[EXERCISE DESCRIPTION] Copy out all lines of the records in which the word "that" appears.

-- Start INFORMATION GIVEN --

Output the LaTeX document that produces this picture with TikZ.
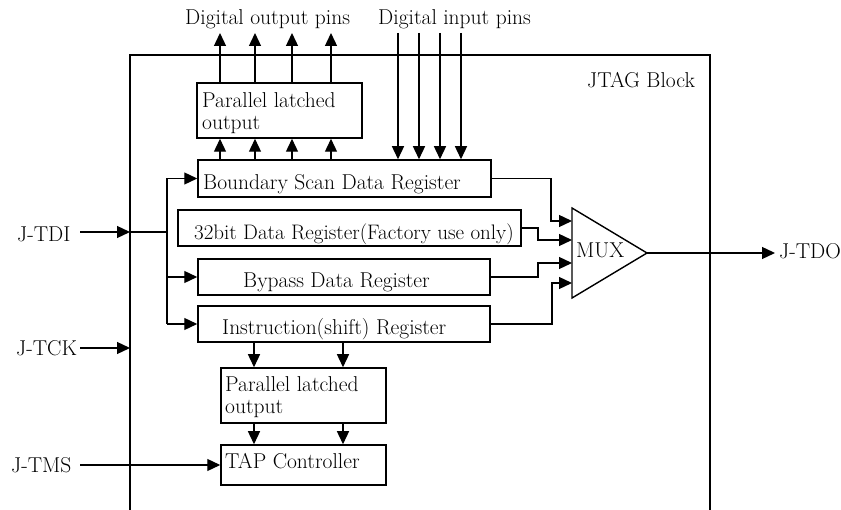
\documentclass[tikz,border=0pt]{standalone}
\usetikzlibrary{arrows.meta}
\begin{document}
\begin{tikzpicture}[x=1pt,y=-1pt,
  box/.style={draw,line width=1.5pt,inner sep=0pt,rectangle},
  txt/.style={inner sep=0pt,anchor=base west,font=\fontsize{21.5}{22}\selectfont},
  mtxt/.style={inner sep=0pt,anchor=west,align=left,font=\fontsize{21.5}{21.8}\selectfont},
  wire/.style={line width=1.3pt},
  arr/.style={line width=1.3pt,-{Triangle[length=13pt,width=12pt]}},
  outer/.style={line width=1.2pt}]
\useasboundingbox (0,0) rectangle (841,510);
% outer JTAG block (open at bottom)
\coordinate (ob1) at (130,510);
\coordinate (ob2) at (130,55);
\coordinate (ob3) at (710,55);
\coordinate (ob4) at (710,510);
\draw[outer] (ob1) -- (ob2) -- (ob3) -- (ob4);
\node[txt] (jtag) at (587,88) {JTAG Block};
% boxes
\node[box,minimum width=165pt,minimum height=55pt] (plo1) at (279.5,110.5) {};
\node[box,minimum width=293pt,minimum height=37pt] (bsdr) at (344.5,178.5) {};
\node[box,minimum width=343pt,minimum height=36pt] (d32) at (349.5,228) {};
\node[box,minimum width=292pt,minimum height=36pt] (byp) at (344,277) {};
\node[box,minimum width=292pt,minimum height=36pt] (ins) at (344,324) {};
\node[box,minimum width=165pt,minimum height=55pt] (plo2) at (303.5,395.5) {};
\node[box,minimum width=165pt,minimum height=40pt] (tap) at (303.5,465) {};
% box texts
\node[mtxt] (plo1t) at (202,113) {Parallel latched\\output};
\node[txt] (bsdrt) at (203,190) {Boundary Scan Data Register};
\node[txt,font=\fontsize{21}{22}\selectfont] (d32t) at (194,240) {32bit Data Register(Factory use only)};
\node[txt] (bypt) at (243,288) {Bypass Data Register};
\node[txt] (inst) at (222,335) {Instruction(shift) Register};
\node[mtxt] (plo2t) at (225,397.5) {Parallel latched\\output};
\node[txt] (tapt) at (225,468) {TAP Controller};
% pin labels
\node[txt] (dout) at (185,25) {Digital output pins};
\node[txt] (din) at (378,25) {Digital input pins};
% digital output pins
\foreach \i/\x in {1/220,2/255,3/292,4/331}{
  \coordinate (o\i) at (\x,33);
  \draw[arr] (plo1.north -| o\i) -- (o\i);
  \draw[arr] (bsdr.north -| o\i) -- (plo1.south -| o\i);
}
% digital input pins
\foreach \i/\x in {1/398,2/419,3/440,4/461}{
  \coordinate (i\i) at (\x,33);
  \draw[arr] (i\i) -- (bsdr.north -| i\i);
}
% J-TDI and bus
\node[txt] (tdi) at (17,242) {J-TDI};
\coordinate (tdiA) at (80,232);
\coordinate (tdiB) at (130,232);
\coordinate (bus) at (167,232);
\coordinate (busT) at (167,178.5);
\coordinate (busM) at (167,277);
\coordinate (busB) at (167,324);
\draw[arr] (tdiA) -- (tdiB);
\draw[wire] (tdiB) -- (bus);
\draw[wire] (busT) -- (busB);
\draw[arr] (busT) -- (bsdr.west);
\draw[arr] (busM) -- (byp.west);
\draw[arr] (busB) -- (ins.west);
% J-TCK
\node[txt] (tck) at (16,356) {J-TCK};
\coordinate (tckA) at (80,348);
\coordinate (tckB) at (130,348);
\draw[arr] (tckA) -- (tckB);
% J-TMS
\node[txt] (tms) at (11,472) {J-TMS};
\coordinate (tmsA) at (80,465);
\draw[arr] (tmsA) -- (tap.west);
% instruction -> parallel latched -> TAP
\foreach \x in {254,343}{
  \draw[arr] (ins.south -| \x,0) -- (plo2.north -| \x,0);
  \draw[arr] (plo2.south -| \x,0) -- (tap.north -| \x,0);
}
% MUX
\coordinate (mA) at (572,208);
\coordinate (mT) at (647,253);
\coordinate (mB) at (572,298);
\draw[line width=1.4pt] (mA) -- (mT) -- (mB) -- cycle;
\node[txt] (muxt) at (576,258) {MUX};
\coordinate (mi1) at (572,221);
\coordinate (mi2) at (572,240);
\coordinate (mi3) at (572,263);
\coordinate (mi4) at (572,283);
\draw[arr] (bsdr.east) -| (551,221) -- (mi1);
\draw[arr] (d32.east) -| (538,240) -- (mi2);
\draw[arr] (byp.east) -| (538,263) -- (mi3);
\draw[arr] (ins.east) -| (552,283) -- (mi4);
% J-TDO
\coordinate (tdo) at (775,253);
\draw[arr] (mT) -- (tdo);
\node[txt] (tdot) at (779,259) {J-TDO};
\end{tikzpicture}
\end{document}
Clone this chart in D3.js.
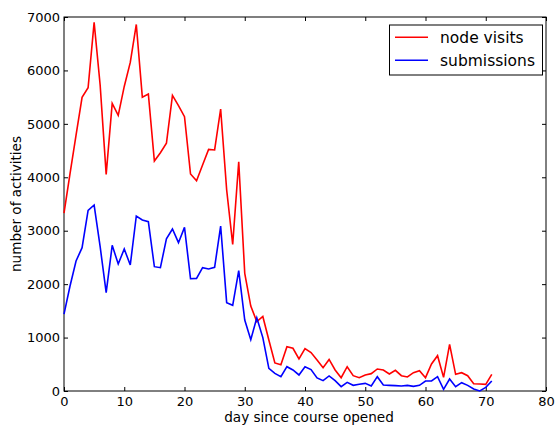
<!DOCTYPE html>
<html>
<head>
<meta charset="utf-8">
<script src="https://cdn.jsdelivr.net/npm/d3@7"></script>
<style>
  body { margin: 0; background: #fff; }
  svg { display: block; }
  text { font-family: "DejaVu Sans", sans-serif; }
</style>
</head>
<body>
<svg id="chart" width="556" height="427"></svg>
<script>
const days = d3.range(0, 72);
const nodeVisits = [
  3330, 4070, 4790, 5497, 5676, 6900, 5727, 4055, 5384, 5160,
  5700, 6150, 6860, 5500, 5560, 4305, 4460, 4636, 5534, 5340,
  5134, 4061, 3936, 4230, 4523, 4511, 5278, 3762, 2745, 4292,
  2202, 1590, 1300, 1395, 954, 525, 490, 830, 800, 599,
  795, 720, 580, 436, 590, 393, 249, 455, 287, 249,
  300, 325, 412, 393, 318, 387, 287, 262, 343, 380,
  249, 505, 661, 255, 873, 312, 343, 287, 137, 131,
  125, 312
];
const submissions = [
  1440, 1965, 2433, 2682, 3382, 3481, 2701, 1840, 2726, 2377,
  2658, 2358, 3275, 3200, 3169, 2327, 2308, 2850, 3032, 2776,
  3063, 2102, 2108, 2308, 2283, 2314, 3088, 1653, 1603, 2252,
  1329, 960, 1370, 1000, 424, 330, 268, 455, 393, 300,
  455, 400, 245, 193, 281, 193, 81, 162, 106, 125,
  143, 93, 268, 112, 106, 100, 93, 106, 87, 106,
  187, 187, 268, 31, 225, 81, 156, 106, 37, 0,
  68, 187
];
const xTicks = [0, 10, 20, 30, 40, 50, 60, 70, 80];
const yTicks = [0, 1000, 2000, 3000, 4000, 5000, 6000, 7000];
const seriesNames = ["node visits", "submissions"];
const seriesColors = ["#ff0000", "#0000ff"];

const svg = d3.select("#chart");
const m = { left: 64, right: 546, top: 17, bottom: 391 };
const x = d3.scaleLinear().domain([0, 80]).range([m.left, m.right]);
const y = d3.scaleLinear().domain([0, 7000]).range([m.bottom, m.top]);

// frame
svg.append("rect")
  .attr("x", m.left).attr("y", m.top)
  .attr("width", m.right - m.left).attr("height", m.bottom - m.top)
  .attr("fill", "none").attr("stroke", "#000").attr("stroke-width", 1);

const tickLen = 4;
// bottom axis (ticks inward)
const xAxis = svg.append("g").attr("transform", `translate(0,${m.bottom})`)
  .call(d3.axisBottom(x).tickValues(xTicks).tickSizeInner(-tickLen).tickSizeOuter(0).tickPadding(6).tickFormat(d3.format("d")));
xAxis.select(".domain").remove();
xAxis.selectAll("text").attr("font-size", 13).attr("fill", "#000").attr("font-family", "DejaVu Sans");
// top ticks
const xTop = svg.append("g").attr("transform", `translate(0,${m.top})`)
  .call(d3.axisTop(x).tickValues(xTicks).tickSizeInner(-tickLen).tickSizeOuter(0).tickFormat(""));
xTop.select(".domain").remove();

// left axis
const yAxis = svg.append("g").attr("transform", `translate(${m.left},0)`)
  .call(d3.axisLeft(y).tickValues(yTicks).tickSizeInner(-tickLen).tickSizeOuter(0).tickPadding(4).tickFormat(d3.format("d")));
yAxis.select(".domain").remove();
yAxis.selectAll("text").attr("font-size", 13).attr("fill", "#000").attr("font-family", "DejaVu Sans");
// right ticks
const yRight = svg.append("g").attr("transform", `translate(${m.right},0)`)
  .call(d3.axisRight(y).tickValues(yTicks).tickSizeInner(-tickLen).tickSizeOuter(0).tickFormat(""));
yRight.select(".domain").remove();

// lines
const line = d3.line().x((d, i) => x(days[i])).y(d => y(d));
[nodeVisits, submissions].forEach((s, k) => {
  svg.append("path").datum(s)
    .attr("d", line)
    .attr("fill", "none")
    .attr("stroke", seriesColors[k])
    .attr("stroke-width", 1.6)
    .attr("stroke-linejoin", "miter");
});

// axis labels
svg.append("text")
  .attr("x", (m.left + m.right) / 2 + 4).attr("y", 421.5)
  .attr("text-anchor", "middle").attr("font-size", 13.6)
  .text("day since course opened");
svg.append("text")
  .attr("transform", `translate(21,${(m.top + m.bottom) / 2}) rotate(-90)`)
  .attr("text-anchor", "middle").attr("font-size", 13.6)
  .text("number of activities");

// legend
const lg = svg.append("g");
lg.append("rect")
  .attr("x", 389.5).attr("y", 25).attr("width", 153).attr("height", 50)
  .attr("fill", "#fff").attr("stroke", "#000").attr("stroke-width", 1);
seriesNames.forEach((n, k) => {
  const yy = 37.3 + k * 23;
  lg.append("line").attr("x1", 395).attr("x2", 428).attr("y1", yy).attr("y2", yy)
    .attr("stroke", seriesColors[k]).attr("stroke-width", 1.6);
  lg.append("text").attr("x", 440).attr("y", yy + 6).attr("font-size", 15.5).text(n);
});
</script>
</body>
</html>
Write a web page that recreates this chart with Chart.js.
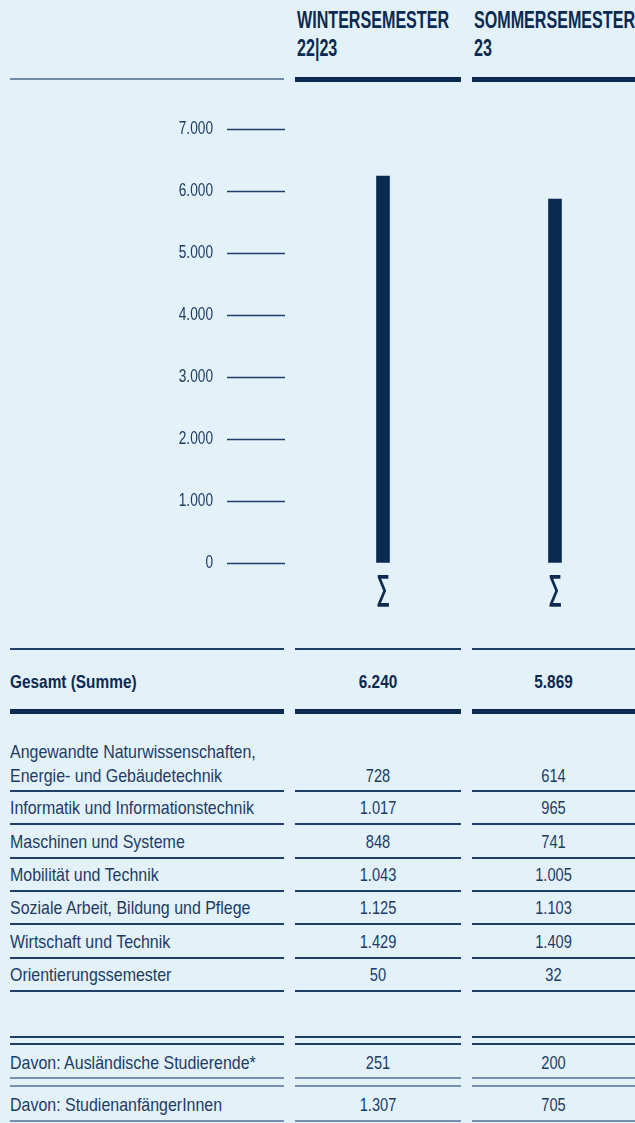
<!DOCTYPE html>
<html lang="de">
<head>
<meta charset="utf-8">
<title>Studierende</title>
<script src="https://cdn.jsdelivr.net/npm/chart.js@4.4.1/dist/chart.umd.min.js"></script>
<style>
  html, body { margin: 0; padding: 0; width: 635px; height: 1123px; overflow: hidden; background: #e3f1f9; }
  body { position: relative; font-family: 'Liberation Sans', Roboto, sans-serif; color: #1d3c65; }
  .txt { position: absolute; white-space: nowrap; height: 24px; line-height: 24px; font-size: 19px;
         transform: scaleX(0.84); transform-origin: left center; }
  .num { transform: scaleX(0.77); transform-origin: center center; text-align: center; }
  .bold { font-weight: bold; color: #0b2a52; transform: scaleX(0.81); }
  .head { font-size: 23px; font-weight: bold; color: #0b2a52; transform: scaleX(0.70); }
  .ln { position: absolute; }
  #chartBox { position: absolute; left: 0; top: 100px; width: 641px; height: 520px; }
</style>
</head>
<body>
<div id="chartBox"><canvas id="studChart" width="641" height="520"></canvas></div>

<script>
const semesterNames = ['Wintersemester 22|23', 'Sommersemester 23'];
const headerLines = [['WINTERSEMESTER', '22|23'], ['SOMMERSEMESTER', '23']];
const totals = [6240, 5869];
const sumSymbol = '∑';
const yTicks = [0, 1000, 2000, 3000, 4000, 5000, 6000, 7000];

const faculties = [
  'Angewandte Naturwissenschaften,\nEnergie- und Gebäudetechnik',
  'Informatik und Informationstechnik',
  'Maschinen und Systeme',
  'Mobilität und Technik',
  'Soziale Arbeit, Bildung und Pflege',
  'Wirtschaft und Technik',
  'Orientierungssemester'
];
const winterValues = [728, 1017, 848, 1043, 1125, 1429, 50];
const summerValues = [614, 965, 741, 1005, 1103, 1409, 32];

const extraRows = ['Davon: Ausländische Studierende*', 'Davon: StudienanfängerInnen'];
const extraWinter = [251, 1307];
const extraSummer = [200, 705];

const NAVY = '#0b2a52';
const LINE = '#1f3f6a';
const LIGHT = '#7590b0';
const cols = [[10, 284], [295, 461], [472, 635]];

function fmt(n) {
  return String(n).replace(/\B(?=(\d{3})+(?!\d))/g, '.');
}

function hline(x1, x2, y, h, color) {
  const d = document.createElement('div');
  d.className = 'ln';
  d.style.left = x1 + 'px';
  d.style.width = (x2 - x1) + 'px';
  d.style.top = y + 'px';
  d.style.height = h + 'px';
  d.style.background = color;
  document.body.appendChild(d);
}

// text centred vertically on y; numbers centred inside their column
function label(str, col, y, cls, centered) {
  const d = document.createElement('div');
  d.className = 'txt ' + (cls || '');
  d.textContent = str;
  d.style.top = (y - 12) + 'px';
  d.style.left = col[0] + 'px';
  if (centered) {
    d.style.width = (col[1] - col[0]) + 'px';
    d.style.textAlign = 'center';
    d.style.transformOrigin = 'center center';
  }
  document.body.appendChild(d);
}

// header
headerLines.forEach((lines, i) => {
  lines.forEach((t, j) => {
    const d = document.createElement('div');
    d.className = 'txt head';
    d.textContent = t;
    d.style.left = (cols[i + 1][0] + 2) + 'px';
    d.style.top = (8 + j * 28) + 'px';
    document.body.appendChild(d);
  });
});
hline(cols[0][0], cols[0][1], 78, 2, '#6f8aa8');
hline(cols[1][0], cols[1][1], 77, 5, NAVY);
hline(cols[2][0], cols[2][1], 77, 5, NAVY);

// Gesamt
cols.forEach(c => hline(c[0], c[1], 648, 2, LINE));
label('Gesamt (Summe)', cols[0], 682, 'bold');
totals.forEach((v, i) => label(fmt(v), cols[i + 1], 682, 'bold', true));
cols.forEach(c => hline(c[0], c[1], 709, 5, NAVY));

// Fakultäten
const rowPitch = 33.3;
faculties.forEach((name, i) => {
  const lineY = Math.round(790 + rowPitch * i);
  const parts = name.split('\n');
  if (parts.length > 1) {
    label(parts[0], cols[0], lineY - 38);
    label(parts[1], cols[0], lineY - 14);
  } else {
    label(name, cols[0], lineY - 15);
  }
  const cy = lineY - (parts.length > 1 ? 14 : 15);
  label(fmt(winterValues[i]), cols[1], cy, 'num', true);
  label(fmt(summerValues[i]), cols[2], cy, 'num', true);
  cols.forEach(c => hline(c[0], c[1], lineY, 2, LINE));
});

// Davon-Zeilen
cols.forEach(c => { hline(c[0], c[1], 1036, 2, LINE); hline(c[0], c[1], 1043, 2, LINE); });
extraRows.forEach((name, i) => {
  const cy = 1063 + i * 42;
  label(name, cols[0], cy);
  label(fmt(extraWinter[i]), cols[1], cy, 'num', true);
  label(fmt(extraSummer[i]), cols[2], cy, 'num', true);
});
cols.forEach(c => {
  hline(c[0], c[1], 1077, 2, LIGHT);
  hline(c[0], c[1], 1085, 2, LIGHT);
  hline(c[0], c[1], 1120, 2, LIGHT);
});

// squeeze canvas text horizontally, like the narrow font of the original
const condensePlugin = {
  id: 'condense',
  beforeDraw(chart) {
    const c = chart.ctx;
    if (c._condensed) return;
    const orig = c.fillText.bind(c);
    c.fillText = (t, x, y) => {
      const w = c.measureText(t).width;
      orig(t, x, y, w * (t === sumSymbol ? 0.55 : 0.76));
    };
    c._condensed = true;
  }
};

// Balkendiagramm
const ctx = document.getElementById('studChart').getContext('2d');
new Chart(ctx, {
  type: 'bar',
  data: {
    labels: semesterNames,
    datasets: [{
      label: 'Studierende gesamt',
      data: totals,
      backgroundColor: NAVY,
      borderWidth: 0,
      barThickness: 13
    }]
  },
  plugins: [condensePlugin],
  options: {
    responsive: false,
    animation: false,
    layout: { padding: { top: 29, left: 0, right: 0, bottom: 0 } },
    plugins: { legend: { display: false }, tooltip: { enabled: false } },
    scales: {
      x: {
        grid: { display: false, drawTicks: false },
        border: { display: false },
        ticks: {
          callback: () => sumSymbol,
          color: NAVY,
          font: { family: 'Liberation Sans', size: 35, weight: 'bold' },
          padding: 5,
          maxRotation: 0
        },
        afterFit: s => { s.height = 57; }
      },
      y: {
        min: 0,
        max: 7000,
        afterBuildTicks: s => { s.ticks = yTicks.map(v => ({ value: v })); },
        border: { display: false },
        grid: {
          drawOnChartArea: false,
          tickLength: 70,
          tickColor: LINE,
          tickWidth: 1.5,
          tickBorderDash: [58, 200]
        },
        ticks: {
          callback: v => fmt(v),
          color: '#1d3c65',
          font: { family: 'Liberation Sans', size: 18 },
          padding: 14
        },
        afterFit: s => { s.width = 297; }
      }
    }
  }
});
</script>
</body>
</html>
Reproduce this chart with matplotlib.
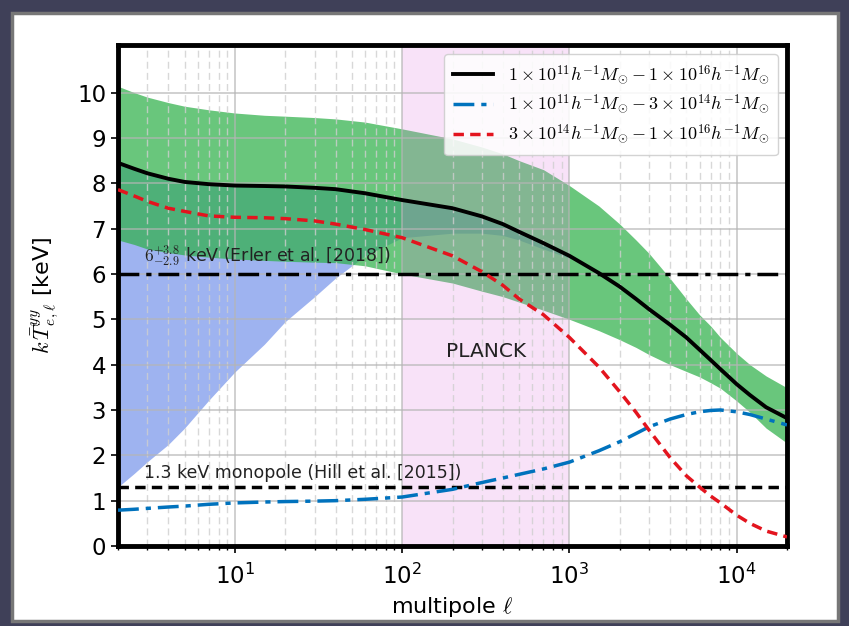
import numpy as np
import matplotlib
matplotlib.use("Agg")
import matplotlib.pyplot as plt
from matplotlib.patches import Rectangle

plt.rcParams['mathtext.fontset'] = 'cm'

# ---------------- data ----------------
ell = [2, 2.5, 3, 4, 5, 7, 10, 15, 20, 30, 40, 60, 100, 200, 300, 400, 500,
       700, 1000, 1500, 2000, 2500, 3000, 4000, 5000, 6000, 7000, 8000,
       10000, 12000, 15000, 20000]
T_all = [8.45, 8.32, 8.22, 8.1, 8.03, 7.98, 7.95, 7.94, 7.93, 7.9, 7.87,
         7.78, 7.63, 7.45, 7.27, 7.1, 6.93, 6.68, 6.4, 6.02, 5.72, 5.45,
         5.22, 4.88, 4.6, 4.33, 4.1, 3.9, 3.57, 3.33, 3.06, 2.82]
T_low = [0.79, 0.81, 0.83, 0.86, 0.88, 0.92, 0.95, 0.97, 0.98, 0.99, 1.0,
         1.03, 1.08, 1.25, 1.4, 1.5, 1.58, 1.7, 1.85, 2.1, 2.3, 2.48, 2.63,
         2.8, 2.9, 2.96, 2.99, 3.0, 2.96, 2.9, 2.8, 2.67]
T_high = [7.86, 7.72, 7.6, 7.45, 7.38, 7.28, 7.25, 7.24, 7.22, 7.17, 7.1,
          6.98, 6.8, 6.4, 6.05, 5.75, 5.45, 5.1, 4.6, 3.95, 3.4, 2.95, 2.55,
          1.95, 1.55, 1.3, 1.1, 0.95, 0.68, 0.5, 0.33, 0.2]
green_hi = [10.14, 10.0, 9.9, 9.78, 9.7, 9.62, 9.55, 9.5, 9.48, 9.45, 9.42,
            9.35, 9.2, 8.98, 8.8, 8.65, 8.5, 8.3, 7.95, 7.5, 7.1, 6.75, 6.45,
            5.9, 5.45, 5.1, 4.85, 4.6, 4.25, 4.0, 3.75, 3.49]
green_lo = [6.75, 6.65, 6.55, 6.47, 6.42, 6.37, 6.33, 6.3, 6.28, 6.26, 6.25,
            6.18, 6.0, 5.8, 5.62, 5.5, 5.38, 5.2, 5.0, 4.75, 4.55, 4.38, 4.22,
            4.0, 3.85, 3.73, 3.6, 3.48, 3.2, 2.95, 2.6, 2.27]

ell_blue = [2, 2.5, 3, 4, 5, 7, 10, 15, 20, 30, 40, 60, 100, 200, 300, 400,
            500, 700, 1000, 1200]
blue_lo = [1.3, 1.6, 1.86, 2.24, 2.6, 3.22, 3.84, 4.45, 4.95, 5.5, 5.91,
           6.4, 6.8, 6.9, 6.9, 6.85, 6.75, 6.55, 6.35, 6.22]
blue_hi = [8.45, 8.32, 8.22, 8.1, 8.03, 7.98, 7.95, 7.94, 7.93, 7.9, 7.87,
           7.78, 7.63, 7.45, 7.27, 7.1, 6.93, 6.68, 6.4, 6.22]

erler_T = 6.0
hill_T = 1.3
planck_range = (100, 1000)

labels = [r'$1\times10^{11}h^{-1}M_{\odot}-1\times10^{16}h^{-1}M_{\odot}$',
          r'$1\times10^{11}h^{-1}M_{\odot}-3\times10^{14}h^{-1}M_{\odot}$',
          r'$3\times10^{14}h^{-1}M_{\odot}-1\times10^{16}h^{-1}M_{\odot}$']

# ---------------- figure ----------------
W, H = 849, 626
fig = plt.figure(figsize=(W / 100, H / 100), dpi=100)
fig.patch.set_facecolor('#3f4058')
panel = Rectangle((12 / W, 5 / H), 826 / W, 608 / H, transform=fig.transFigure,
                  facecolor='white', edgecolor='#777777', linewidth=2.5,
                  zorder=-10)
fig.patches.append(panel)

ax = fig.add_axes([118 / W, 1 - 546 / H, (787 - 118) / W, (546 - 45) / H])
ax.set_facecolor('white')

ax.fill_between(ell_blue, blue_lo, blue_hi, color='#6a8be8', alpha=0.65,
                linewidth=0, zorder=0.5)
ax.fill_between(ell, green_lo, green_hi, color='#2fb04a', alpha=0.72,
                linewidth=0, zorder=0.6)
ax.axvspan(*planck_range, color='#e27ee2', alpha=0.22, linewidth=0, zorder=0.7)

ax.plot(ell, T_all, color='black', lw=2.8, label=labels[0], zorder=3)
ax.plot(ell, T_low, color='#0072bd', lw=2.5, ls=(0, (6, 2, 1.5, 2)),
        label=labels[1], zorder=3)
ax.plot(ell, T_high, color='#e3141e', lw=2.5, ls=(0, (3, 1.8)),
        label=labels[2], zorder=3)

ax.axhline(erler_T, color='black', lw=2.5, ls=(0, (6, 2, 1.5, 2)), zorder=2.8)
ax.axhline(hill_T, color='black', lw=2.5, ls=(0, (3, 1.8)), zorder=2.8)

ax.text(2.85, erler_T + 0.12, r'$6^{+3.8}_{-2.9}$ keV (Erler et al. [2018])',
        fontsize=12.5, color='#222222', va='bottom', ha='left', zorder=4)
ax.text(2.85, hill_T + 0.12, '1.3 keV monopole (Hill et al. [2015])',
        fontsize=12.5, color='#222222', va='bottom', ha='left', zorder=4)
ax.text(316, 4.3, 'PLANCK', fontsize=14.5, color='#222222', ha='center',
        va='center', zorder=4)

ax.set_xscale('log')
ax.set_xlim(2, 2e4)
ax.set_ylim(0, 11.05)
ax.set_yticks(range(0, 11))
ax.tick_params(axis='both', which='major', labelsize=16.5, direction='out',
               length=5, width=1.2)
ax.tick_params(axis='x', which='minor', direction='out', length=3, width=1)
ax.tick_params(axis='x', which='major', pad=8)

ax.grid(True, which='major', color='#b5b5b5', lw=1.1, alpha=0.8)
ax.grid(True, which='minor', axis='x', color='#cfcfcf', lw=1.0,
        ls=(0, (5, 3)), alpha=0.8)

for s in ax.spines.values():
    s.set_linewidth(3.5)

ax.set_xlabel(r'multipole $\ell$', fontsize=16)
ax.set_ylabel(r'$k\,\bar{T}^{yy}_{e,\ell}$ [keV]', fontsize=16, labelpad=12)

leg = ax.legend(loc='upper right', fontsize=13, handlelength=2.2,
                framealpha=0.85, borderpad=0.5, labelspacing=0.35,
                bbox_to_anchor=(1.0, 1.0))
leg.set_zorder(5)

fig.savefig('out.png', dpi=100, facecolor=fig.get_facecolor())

-- End INFORMATION GIVEN --

[EXERCISE ANSWER]
Output the LaTeX document that produces this picture with TikZ.
Write a web page that recreates this chart with Chart.js.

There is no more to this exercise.